Set down every entry again word for word, please, but skip the pictures.

══════

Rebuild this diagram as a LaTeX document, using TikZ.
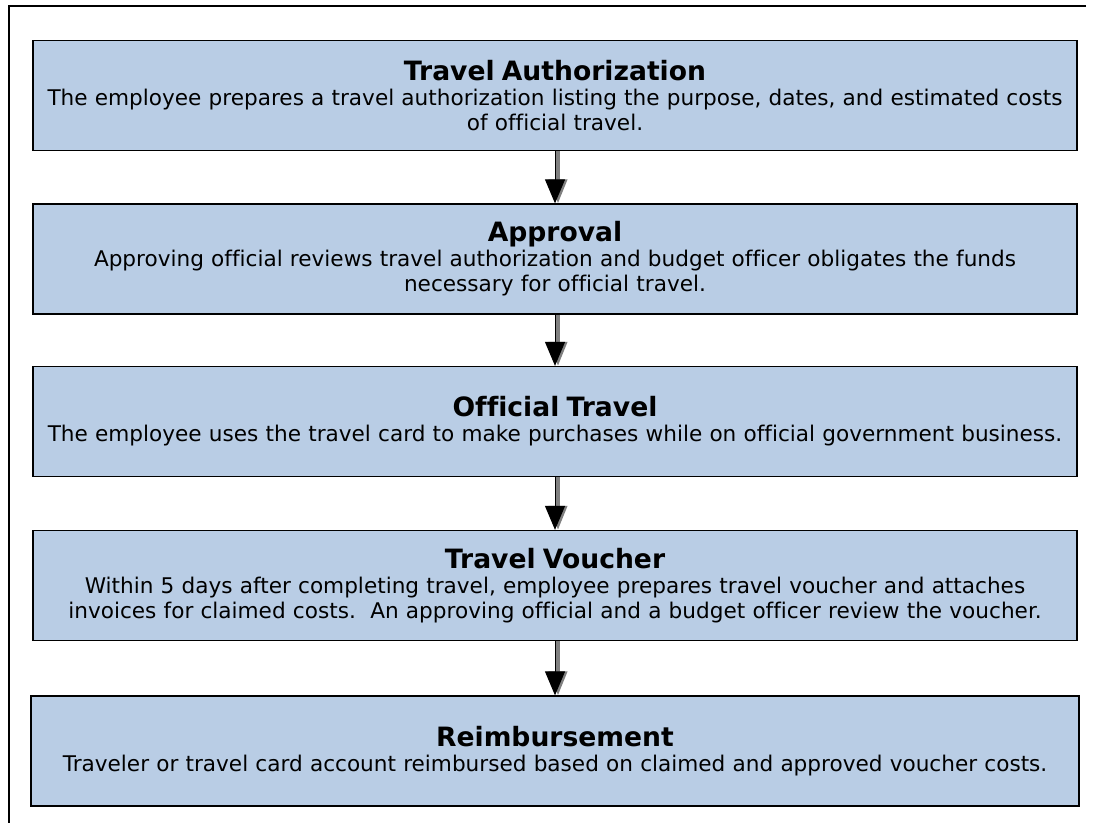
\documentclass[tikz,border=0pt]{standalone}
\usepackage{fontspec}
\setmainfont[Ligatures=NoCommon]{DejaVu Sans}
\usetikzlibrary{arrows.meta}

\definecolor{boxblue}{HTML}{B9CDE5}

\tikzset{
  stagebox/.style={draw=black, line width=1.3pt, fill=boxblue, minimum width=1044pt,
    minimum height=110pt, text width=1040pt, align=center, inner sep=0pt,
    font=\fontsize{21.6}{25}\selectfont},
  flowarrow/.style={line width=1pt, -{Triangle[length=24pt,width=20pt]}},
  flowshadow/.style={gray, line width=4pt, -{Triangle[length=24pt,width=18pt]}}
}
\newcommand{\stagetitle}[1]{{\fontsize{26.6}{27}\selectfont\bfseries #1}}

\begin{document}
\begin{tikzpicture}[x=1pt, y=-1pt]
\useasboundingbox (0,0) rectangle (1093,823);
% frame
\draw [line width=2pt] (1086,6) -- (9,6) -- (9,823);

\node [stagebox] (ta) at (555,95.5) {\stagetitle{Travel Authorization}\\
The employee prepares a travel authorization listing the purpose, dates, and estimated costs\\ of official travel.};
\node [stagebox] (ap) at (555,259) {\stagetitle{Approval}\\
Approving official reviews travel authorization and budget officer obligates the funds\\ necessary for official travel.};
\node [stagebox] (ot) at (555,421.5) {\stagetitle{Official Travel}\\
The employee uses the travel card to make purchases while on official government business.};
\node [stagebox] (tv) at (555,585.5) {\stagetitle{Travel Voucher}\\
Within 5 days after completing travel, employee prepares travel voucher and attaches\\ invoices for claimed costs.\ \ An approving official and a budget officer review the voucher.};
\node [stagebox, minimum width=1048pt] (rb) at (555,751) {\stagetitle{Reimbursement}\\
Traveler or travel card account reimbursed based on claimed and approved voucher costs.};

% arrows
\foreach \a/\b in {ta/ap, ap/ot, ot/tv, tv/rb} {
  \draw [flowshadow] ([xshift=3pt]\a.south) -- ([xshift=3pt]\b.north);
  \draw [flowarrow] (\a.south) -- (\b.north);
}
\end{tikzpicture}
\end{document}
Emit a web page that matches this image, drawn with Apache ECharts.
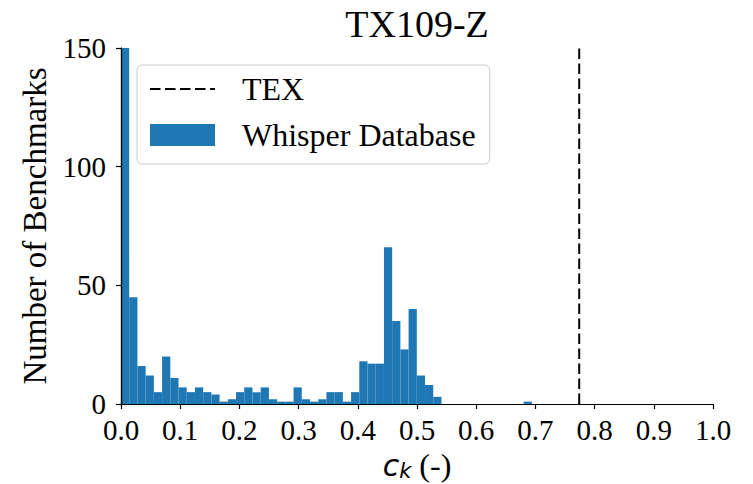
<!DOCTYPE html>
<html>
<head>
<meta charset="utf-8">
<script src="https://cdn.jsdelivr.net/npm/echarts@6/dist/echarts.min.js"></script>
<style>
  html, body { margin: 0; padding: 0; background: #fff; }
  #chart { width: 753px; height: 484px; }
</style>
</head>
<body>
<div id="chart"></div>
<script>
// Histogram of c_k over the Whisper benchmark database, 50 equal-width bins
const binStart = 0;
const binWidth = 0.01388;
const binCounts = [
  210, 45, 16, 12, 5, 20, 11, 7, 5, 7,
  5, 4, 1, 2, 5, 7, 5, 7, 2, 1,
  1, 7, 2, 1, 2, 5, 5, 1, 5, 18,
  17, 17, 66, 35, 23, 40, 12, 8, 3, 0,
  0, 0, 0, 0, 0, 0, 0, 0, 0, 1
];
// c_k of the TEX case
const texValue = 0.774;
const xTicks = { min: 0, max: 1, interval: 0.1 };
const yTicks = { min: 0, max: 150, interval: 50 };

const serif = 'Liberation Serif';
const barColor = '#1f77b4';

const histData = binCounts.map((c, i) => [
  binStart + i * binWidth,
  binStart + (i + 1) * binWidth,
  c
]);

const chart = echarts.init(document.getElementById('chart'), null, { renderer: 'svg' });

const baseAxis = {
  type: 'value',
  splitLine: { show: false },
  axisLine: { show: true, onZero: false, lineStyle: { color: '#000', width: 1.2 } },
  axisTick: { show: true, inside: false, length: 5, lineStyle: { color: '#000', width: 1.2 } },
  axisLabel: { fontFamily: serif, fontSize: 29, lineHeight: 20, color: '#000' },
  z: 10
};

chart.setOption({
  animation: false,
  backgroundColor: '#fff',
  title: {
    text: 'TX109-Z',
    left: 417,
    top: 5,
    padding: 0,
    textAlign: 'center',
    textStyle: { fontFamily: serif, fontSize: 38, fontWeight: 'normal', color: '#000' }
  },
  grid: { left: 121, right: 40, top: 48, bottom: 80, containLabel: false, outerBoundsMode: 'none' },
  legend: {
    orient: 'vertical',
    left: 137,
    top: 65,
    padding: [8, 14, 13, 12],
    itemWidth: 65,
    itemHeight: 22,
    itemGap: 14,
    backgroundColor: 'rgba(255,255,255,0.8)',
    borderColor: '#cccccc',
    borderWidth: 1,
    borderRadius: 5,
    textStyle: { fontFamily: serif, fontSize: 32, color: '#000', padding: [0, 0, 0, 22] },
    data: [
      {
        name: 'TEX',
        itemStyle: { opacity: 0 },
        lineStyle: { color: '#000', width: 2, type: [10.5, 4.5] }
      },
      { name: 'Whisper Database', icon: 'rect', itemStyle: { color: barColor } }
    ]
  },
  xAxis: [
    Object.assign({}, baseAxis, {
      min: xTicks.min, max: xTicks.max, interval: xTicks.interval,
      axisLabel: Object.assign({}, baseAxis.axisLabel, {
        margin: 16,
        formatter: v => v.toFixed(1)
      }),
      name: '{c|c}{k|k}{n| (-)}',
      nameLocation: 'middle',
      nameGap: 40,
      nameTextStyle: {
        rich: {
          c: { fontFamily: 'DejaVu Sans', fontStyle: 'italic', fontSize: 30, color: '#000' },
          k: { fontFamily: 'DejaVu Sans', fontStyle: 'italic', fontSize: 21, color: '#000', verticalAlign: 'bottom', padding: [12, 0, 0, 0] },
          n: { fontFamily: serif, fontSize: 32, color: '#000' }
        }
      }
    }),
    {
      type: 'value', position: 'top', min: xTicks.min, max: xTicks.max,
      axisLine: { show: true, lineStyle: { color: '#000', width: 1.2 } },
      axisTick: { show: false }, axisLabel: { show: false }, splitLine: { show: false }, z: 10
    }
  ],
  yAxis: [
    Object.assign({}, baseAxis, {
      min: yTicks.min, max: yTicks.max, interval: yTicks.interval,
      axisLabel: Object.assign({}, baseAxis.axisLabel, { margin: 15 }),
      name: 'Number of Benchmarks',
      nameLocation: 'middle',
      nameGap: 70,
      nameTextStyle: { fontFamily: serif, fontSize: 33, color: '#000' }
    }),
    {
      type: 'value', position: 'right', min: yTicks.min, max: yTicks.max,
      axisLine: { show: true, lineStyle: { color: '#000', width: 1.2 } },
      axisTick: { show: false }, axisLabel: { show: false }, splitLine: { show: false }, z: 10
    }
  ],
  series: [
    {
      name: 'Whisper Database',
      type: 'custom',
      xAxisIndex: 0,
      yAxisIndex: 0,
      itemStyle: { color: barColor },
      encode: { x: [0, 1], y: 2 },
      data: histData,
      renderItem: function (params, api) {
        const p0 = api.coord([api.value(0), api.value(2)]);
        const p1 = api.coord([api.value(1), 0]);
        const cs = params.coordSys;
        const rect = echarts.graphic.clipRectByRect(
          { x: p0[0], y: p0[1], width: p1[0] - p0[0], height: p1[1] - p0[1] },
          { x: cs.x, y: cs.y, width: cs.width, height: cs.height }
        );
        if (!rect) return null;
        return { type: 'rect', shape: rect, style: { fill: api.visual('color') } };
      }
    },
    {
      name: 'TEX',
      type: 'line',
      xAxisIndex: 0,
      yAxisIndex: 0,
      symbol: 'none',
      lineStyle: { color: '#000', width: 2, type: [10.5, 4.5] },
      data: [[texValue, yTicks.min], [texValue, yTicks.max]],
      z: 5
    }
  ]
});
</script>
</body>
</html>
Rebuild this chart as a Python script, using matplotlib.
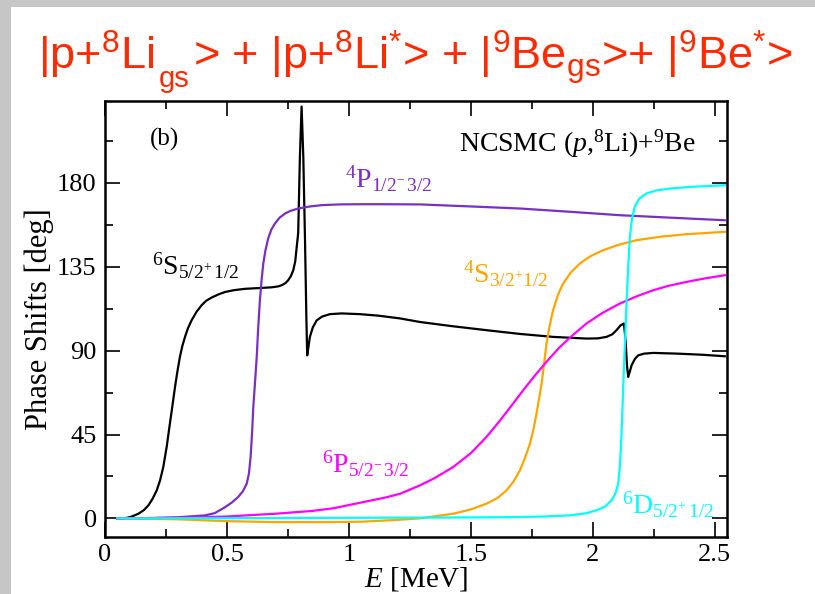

══════

**Full solution:**
Rebuild this diagram as a LaTeX document, using TikZ.
\documentclass[tikz,border=0pt]{standalone}
\usepackage{fontspec}
\setmainfont[Ligatures=NoCommon]{DejaVu Sans}
\usetikzlibrary{arrows.meta}

\definecolor{boxblue}{HTML}{B9CDE5}

\tikzset{
  stagebox/.style={draw=black, line width=1.3pt, fill=boxblue, minimum width=1044pt,
    minimum height=110pt, text width=1040pt, align=center, inner sep=0pt,
    font=\fontsize{21.6}{25}\selectfont},
  flowarrow/.style={line width=1pt, -{Triangle[length=24pt,width=20pt]}},
  flowshadow/.style={gray, line width=4pt, -{Triangle[length=24pt,width=18pt]}}
}
\newcommand{\stagetitle}[1]{{\fontsize{26.6}{27}\selectfont\bfseries #1}}

\begin{document}
\begin{tikzpicture}[x=1pt, y=-1pt]
\useasboundingbox (0,0) rectangle (1093,823);
% frame
\draw [line width=2pt] (1086,6) -- (9,6) -- (9,823);

\node [stagebox] (ta) at (555,95.5) {\stagetitle{Travel Authorization}\\
The employee prepares a travel authorization listing the purpose, dates, and estimated costs\\ of official travel.};
\node [stagebox] (ap) at (555,259) {\stagetitle{Approval}\\
Approving official reviews travel authorization and budget officer obligates the funds\\ necessary for official travel.};
\node [stagebox] (ot) at (555,421.5) {\stagetitle{Official Travel}\\
The employee uses the travel card to make purchases while on official government business.};
\node [stagebox] (tv) at (555,585.5) {\stagetitle{Travel Voucher}\\
Within 5 days after completing travel, employee prepares travel voucher and attaches\\ invoices for claimed costs.\ \ An approving official and a budget officer review the voucher.};
\node [stagebox, minimum width=1048pt] (rb) at (555,751) {\stagetitle{Reimbursement}\\
Traveler or travel card account reimbursed based on claimed and approved voucher costs.};

% arrows
\foreach \a/\b in {ta/ap, ap/ot, ot/tv, tv/rb} {
  \draw [flowshadow] ([xshift=3pt]\a.south) -- ([xshift=3pt]\b.north);
  \draw [flowarrow] (\a.south) -- (\b.north);
}
\end{tikzpicture}
\end{document}
Emit a web page that matches this image, drawn with Apache ECharts.
<!DOCTYPE html>
<html>
<head>
<meta charset="utf-8">
<script src="https://cdn.jsdelivr.net/npm/echarts@6/dist/echarts.min.js"></script>
<style>
  html, body { margin: 0; padding: 0; background: #fff; }
  #chart { width: 753px; height: 484px; }
</style>
</head>
<body>
<div id="chart"></div>
<script>
// Histogram of c_k over the Whisper benchmark database, 50 equal-width bins
const binStart = 0;
const binWidth = 0.01388;
const binCounts = [
  210, 45, 16, 12, 5, 20, 11, 7, 5, 7,
  5, 4, 1, 2, 5, 7, 5, 7, 2, 1,
  1, 7, 2, 1, 2, 5, 5, 1, 5, 18,
  17, 17, 66, 35, 23, 40, 12, 8, 3, 0,
  0, 0, 0, 0, 0, 0, 0, 0, 0, 1
];
// c_k of the TEX case
const texValue = 0.774;
const xTicks = { min: 0, max: 1, interval: 0.1 };
const yTicks = { min: 0, max: 150, interval: 50 };

const serif = 'Liberation Serif';
const barColor = '#1f77b4';

const histData = binCounts.map((c, i) => [
  binStart + i * binWidth,
  binStart + (i + 1) * binWidth,
  c
]);

const chart = echarts.init(document.getElementById('chart'), null, { renderer: 'svg' });

const baseAxis = {
  type: 'value',
  splitLine: { show: false },
  axisLine: { show: true, onZero: false, lineStyle: { color: '#000', width: 1.2 } },
  axisTick: { show: true, inside: false, length: 5, lineStyle: { color: '#000', width: 1.2 } },
  axisLabel: { fontFamily: serif, fontSize: 29, lineHeight: 20, color: '#000' },
  z: 10
};

chart.setOption({
  animation: false,
  backgroundColor: '#fff',
  title: {
    text: 'TX109-Z',
    left: 417,
    top: 5,
    padding: 0,
    textAlign: 'center',
    textStyle: { fontFamily: serif, fontSize: 38, fontWeight: 'normal', color: '#000' }
  },
  grid: { left: 121, right: 40, top: 48, bottom: 80, containLabel: false, outerBoundsMode: 'none' },
  legend: {
    orient: 'vertical',
    left: 137,
    top: 65,
    padding: [8, 14, 13, 12],
    itemWidth: 65,
    itemHeight: 22,
    itemGap: 14,
    backgroundColor: 'rgba(255,255,255,0.8)',
    borderColor: '#cccccc',
    borderWidth: 1,
    borderRadius: 5,
    textStyle: { fontFamily: serif, fontSize: 32, color: '#000', padding: [0, 0, 0, 22] },
    data: [
      {
        name: 'TEX',
        itemStyle: { opacity: 0 },
        lineStyle: { color: '#000', width: 2, type: [10.5, 4.5] }
      },
      { name: 'Whisper Database', icon: 'rect', itemStyle: { color: barColor } }
    ]
  },
  xAxis: [
    Object.assign({}, baseAxis, {
      min: xTicks.min, max: xTicks.max, interval: xTicks.interval,
      axisLabel: Object.assign({}, baseAxis.axisLabel, {
        margin: 16,
        formatter: v => v.toFixed(1)
      }),
      name: '{c|c}{k|k}{n| (-)}',
      nameLocation: 'middle',
      nameGap: 40,
      nameTextStyle: {
        rich: {
          c: { fontFamily: 'DejaVu Sans', fontStyle: 'italic', fontSize: 30, color: '#000' },
          k: { fontFamily: 'DejaVu Sans', fontStyle: 'italic', fontSize: 21, color: '#000', verticalAlign: 'bottom', padding: [12, 0, 0, 0] },
          n: { fontFamily: serif, fontSize: 32, color: '#000' }
        }
      }
    }),
    {
      type: 'value', position: 'top', min: xTicks.min, max: xTicks.max,
      axisLine: { show: true, lineStyle: { color: '#000', width: 1.2 } },
      axisTick: { show: false }, axisLabel: { show: false }, splitLine: { show: false }, z: 10
    }
  ],
  yAxis: [
    Object.assign({}, baseAxis, {
      min: yTicks.min, max: yTicks.max, interval: yTicks.interval,
      axisLabel: Object.assign({}, baseAxis.axisLabel, { margin: 15 }),
      name: 'Number of Benchmarks',
      nameLocation: 'middle',
      nameGap: 70,
      nameTextStyle: { fontFamily: serif, fontSize: 33, color: '#000' }
    }),
    {
      type: 'value', position: 'right', min: yTicks.min, max: yTicks.max,
      axisLine: { show: true, lineStyle: { color: '#000', width: 1.2 } },
      axisTick: { show: false }, axisLabel: { show: false }, splitLine: { show: false }, z: 10
    }
  ],
  series: [
    {
      name: 'Whisper Database',
      type: 'custom',
      xAxisIndex: 0,
      yAxisIndex: 0,
      itemStyle: { color: barColor },
      encode: { x: [0, 1], y: 2 },
      data: histData,
      renderItem: function (params, api) {
        const p0 = api.coord([api.value(0), api.value(2)]);
        const p1 = api.coord([api.value(1), 0]);
        const cs = params.coordSys;
        const rect = echarts.graphic.clipRectByRect(
          { x: p0[0], y: p0[1], width: p1[0] - p0[0], height: p1[1] - p0[1] },
          { x: cs.x, y: cs.y, width: cs.width, height: cs.height }
        );
        if (!rect) return null;
        return { type: 'rect', shape: rect, style: { fill: api.visual('color') } };
      }
    },
    {
      name: 'TEX',
      type: 'line',
      xAxisIndex: 0,
      yAxisIndex: 0,
      symbol: 'none',
      lineStyle: { color: '#000', width: 2, type: [10.5, 4.5] },
      data: [[texValue, yTicks.min], [texValue, yTicks.max]],
      z: 5
    }
  ]
});
</script>
</body>
</html>
Rebuild this chart as a Python script, using matplotlib.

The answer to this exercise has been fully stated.